• **INFORMATION SUPPLIED**:

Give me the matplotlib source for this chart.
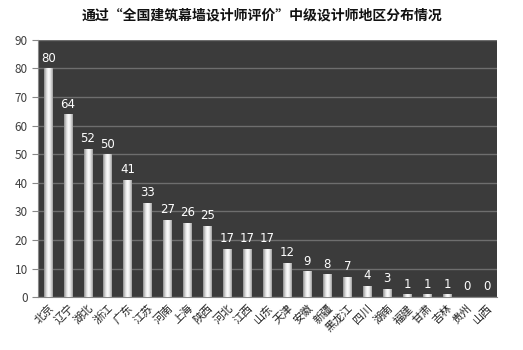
import matplotlib.pyplot as plt
import numpy as np
from matplotlib.colors import LinearSegmentedColormap

plt.rcParams['font.family'] = ['Noto Sans CJK SC', 'DejaVu Sans']

regions = ['北京', '辽宁', '湖北', '浙江', '广东', '江苏', '河南', '上海', '陕西', '河北',
           '江西', '山东', '天津', '安徽', '新疆', '黑龙江', '四川', '湖南', '福建', '甘肃',
           '吉林', '贵州', '山西']
counts = [80, 64, 52, 50, 41, 33, 27, 26, 25, 17, 17, 17, 12, 9, 8, 7, 4, 3, 1, 1, 1, 0, 0]
title = '通过“全国建筑幕墙设计师评价”中级设计师地区分布情况'

fig = plt.figure(figsize=(5.23, 3.5), dpi=100)
ax = fig.add_axes([0.073, 0.151, 0.877, 0.735])
ax.set_facecolor('#3b3b3b')

x = np.arange(len(regions))
width = 0.45
bars = ax.bar(x, counts, width=width, color='none', edgecolor='none', zorder=3)

# cylinder-like shading: white in the middle, grey towards both sides
shade = LinearSegmentedColormap.from_list('shade', ['#8c8c8c', '#d8d8d8', '#ffffff', '#e6e6e6', '#9a9a9a'])
grad = np.linspace(0, 1, 64).reshape(1, -1)
for b in bars:
    h = b.get_height()
    if h <= 0:
        continue
    x0 = b.get_x()
    im = ax.imshow(grad, cmap=shade, aspect='auto', zorder=3,
                   extent=(x0, x0 + b.get_width(), 0, h), interpolation='bicubic')
    im.set_clip_path(b)

for xi, v in zip(x, counts):
    ax.text(xi, v + 1.3, str(v), ha='center', va='bottom', color='white',
            fontsize=8.5, family='DejaVu Sans', zorder=4)

ax.set_xlim(-0.5, len(regions) - 0.5)
ax.set_ylim(0, 90)
ax.set_yticks(range(0, 91, 10))
ax.yaxis.grid(True, color='#6e6e6e', linewidth=1.0, zorder=1)
ax.set_axisbelow(True)

for s in ['top', 'right']:
    ax.spines[s].set_visible(False)
ax.spines['left'].set_color('#888888')
ax.spines['bottom'].set_color('#888888')

ax.tick_params(axis='y', colors='#888888', labelcolor='#404040', labelsize=8.5, length=4)
ax.tick_params(axis='x', length=0, labelsize=8, labelcolor='#222222', pad=4)
ax.set_xticks(x)
ax.set_xticklabels(regions, rotation=45, ha='right', rotation_mode='anchor')

fig.text(0.5, 0.955, title, ha='center', va='center', fontsize=10,
         fontweight='bold', color='#111111')

fig.savefig('out.png', dpi=100)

• **STATED EXERCISE**:
Identify each line of the material where the word "matplotlib" shows up, and copy it.

• **EXPECTED OUTPUT**:
Give me the matplotlib source for this chart.
import matplotlib.pyplot as plt
from matplotlib.colors import LinearSegmentedColormap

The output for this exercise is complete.